----- Given material -----

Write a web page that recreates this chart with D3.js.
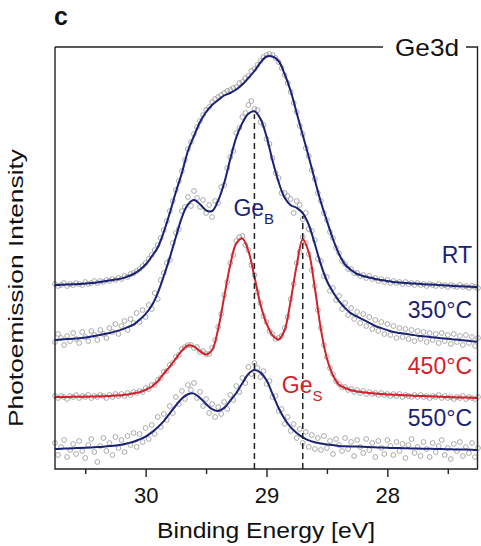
<!DOCTYPE html>
<html>
<head>
<meta charset="utf-8">
<script src="https://cdn.jsdelivr.net/npm/d3@7"></script>
<style>
  html, body { margin: 0; padding: 0; background: #fff; }
  svg { display: block; font-family: "Liberation Sans", Arial, Helvetica, sans-serif; }
</style>
</head>
<body>
<svg id="chart" width="481" height="546"></svg>
<script>
// Ge3d photoemission spectra, binding energy axis (eV, decreasing to the right)
// Fitted envelopes sampled every 0.05 eV starting at 30.75 eV
const FIT_START = 30.75, FIT_STEP = 0.05;
// Measured points sampled every 0.025 eV starting at 30.75 eV
const RAW_START = 30.75, RAW_STEP = 0.025;

const sampleLabels = ["RT", "350\u00B0C", "450\u00B0C", "550\u00B0C"];
const sampleColors = ["#1b2276", "#1b2276", "#d2222b", "#1b2276"];

const fitRT = [184,184.2,184.4,184.7,185,185.5,186,186.6,187.5,188.4,189.4,190.4,192.5,195,199,204.5,212.5,221.5,237,256,277,296,318,333,347,357,364,369,373.5,376,379.5,384.5,391,398,406.5,412.5,412.5,408,395,378,356,334,312,289,267,248,230,215,204.5,199,195,193,191.5,190,189,188,187,186.5,186,185.6,185.2,184.8,184.5,184.2,183.8,183.4,183,182.7,182.4,182.2,182];
const fit350 = [129,129.4,129.9,130.3,130.7,131.4,132.4,133.5,134.7,136,137.6,139.4,141.8,144.4,149.2,155.2,163.2,175.9,193,211.4,232,251.7,264.6,269,264.8,258.7,258,268.4,286,309.8,331.6,346,355.3,357.7,350.2,332.6,308.4,287.1,271.2,263.8,261.2,255.9,244.1,225,204.6,188,177,167.9,161.1,155.6,152.5,149.4,146.1,143,140.9,138.9,137,136.1,135.2,134.3,133.3,132.7,132,131.5,130.8,130.2,129.6,129.1,128.4,127.7,127];
const fit450 = [72,72.1,72.1,72.2,72.3,72.3,72.4,72.5,72.7,73.1,73.4,73.8,74.5,75.7,76.9,79.2,82.3,87.7,95.3,102.4,110.4,118.4,123.5,122.4,117.8,114.5,119,140,172.2,204.1,225.6,230.5,218.1,192.4,164.6,145.6,133.6,129.5,139,168.4,203.6,229.4,216.5,181,139.7,110.6,93.8,84.3,81,78.8,77.6,76.7,76.1,75.5,74.9,74.6,74.3,74,73.7,73.4,73.1,72.9,72.7,72.5,72.2,72,71.8,71.6,71.4,71.2,71];
const fit550 = [20,20.2,20.5,20.7,21,21.3,21.6,21.9,22.3,22.9,23.5,24.3,25.7,27.2,29.7,32.4,36.6,41.7,47.9,55.7,63.5,70.6,74.8,75.4,71,65,59.8,58.1,61.1,68.3,76,85.7,95,98.9,96.4,88.8,75,61,50,41.8,36,31.7,28.6,26.8,25.4,24.6,23.9,23.1,22.8,22.6,22.4,22.2,21.9,21.7,21.4,21.2,21,20.9,20.7,20.6,20.4,20.3,20.2,20,19.9,19.8,19.6,19.5,19.4,19.2,19];

const rawRT = [185,183,184,186,183,185,184,186,185,184,187,185,186,188,186,188,187,189,188,190,189,191,190,193,192,195,196,198,200,203,206,210,214,219,224,231,239,248,258,268,279,288,298,309,320,327,335,342,348,354,359,362,367,370,372,374,376,378,379,381,382,386,387,391,393,398,400,404,408,412,414,415,414,411,407,401,394,386,377,366,357,343,335,321,313,299,290,276,268,256,249,237,231,221,216,208,205,200,200,196,196,193,194,191,193,190,191,188,190,187,189,186,188,186,187,185,187,185,186,184,186,184,185,183,185,184,183,185,183,184,182,184,183,182,184,182,183,181,183,182,181];
const raw350 = [127,135,131,124,133,128,136,130,126,137,132,128,138,134,129,139,135,131,141,137,145,135,143,148,139,150,146,156,147,159,152,164,160,176,170,189,196,206,209,226,236,240,258,262,272,263,278,271,262,269,256,264,252,268,266,282,284,301,312,318,336,341,352,356,364,368,360,359,347,344,330,325,311,296,291,276,276,273,270,256,268,264,250,256,240,238,229,210,208,193,192,178,181,169,173,160,166,154,161,150,157,146,155,143,152,140,149,138,147,135,145,134,143,131,141,132,140,130,139,128,138,130,137,127,136,129,135,126,136,128,134,125,135,127,133,124,134,126,132,123,131];
const raw450 = [73,71,73,72,70,73,72,74,71,73,72,74,71,73,72,74,73,71,74,72,75,73,75,73,76,74,77,76,78,77,81,80,84,84,89,91,97,98,104,106,112,114,120,122,124,124,121,122,117,118,115,115,121,129,142,155,174,187,206,214,228,232,233,224,219,204,194,177,166,153,147,138,135,130,131,133,141,152,170,185,206,217,232,226,215,199,183,159,141,124,112,101,95,88,85,82,82,79,80,77,79,76,78,75,77,75,76,74,76,74,75,73,75,73,75,72,74,73,72,74,72,74,72,73,71,73,72,74,71,73,71,72,70,72,71,73,70,72,71,70,72];
const raw550 = [26,14,22,29,12,19,25,15,28,18,11,24,30,17,7,23,31,18,26,14,32,21,29,17,33,24,36,22,35,27,41,30,44,35,52,42,55,49,63,56,72,65,78,70,84,79,86,71,77,63,70,56,65,52,62,55,67,60,74,69,83,77,91,86,102,95,106,101,92,98,85,88,72,73,58,60,45,52,38,45,31,40,26,37,22,34,20,31,19,33,21,28,15,30,24,18,31,20,27,13,29,22,16,30,19,26,12,28,21,15,29,23,14,27,18,25,11,24,30,16,22,13,27,20,12,26,17,23,29,14,21,10,25,18,27,13,22,16,26,12,21];

// Component positions marked by dashed guides (eV)
const componentEnergies = [29.1, 28.7];
const componentNames = [["Ge", "B"], ["Ge", "S"]];
const componentColors = ["#1b2276", "#d2222b"];

const majorTicks = [30, 29, 28];
const minorTicks = [30.5, 29.5, 28.5, 27.5];
const xDomain = [30.75, 27.25];
const yDomain = [0, 422];

const fits = [fitRT, fit350, fit450, fit550];
const raws = [rawRT, raw350, raw450, raw550];

const svg = d3.select("#chart");
const plotLeft = 55, plotRight = 478, plotTop = 47, plotBottom = 469;

const x = d3.scaleLinear().domain(xDomain).range([plotLeft, plotRight]);
const y = d3.scaleLinear().domain(yDomain).range([plotBottom, plotTop]);

const fitE = i => FIT_START - FIT_STEP * i;
const rawE = i => RAW_START - RAW_STEP * i;

// measured points
raws.forEach((arr) => {
  svg.append("g")
    .selectAll("circle")
    .data(arr)
    .join("circle")
    .attr("cx", (d, i) => x(rawE(i)))
    .attr("cy", d => y(d))
    .attr("r", 2.4)
    .attr("fill", "none")
    .attr("stroke", "#959595")
    .attr("stroke-width", 0.8);
});

// fitted envelopes
const line = d3.line()
  .x((d, i) => x(fitE(i)))
  .y(d => y(d))
  .curve(d3.curveCatmullRom.alpha(0.5));

fits.forEach((arr, k) => {
  svg.append("path")
    .attr("d", line(arr))
    .attr("fill", "none")
    .attr("stroke", sampleColors[k])
    .attr("stroke-width", 2);
});

// dashed guides up to the 350 °C envelope
componentEnergies.forEach((e) => {
  const idx = Math.round((FIT_START - e) / FIT_STEP);
  svg.append("line")
    .attr("x1", x(e)).attr("x2", x(e))
    .attr("y1", y(0)).attr("y2", y(fit350[idx]) + 3)
    .attr("stroke", "#222")
    .attr("stroke-width", 1.5)
    .attr("stroke-dasharray", "6,4");
});

// component labels
const compLabelY = [216, 393];
componentEnergies.forEach((e, k) => {
  const t = svg.append("text")
    .attr("x", x(e) - 21)
    .attr("y", compLabelY[k])
    .attr("fill", componentColors[k])
    .attr("font-size", 23);
  t.append("tspan").text(componentNames[k][0]);
  t.append("tspan").attr("dy", 8).attr("font-size", 15).text(componentNames[k][1]);
});

// sample labels at the right
fits.forEach((arr, k) => {
  svg.append("text")
    .attr("x", 472)
    .attr("y", y(arr[arr.length - 1]) - 24)
    .attr("text-anchor", "end")
    .attr("fill", sampleColors[k])
    .attr("font-size", 23)
    .text(sampleLabels[k]);
});

// x axis ticks
const axisG = svg.append("g").attr("transform", `translate(0,${plotBottom})`);
axisG.call(d3.axisBottom(x).tickValues(majorTicks).tickSize(8).tickPadding(10).tickFormat(d3.format("d")))
  .call(g => g.select(".domain").remove())
  .call(g => g.selectAll(".tick line").attr("stroke", "#222").attr("stroke-width", 1.4))
  .call(g => g.selectAll(".tick text").attr("font-size", 22).attr("fill", "#111")
    .attr("font-family", "'Liberation Sans', Arial, sans-serif"));
svg.append("g").attr("transform", `translate(0,${plotBottom})`)
  .call(d3.axisBottom(x).tickValues(minorTicks).tickSize(5).tickFormat(""))
  .call(g => g.select(".domain").remove())
  .call(g => g.selectAll(".tick line").attr("stroke", "#222").attr("stroke-width", 1.4));

// frame with title break in the top edge
const frame = svg.append("g").attr("stroke", "#222").attr("stroke-width", 1.4).attr("fill", "none");
frame.append("path").attr("d", `M${plotLeft},${plotTop}V${plotBottom}H${plotRight - 0.5}V${plotTop}H466`);
frame.append("path").attr("d", `M${plotLeft},${plotTop}H383`);

svg.append("text")
  .attr("x", 395).attr("y", 56)
  .attr("font-size", 24)
  .attr("textLength", 64)
  .attr("lengthAdjust", "spacingAndGlyphs")
  .attr("fill", "#111")
  .text("Ge3d");

svg.append("text")
  .attr("x", 54).attr("y", 25)
  .attr("font-size", 25)
  .attr("font-weight", "bold")
  .attr("fill", "#111")
  .text("c");

// axis titles
svg.append("text")
  .attr("x", 157).attr("y", 538)
  .attr("font-size", 22)
  .attr("textLength", 218)
  .attr("lengthAdjust", "spacingAndGlyphs")
  .attr("fill", "#111")
  .text("Binding Energy [eV]");

svg.append("text")
  .attr("transform", `translate(23,427) rotate(-90)`)
  .attr("font-size", 21)
  .attr("textLength", 278)
  .attr("lengthAdjust", "spacingAndGlyphs")
  .attr("fill", "#111")
  .text("Photoemission Intensity");
</script>
</body>
</html>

-----

Give again, word for word, every line from the top of the data through the line with "const RAW_START = 30.75, RAW_STEP = 0.025;", both ends included, and exclude the pictures.

Write a web page that recreates this chart with D3.js.
<!DOCTYPE html>
<html>
<head>
<meta charset="utf-8">
<script src="https://cdn.jsdelivr.net/npm/d3@7"></script>
<style>
  html, body { margin: 0; padding: 0; background: #fff; }
  svg { display: block; font-family: "Liberation Sans", Arial, Helvetica, sans-serif; }
</style>
</head>
<body>
<svg id="chart" width="481" height="546"></svg>
<script>
// Ge3d photoemission spectra, binding energy axis (eV, decreasing to the right)
// Fitted envelopes sampled every 0.05 eV starting at 30.75 eV
const FIT_START = 30.75, FIT_STEP = 0.05;
// Measured points sampled every 0.025 eV starting at 30.75 eV
const RAW_START = 30.75, RAW_STEP = 0.025;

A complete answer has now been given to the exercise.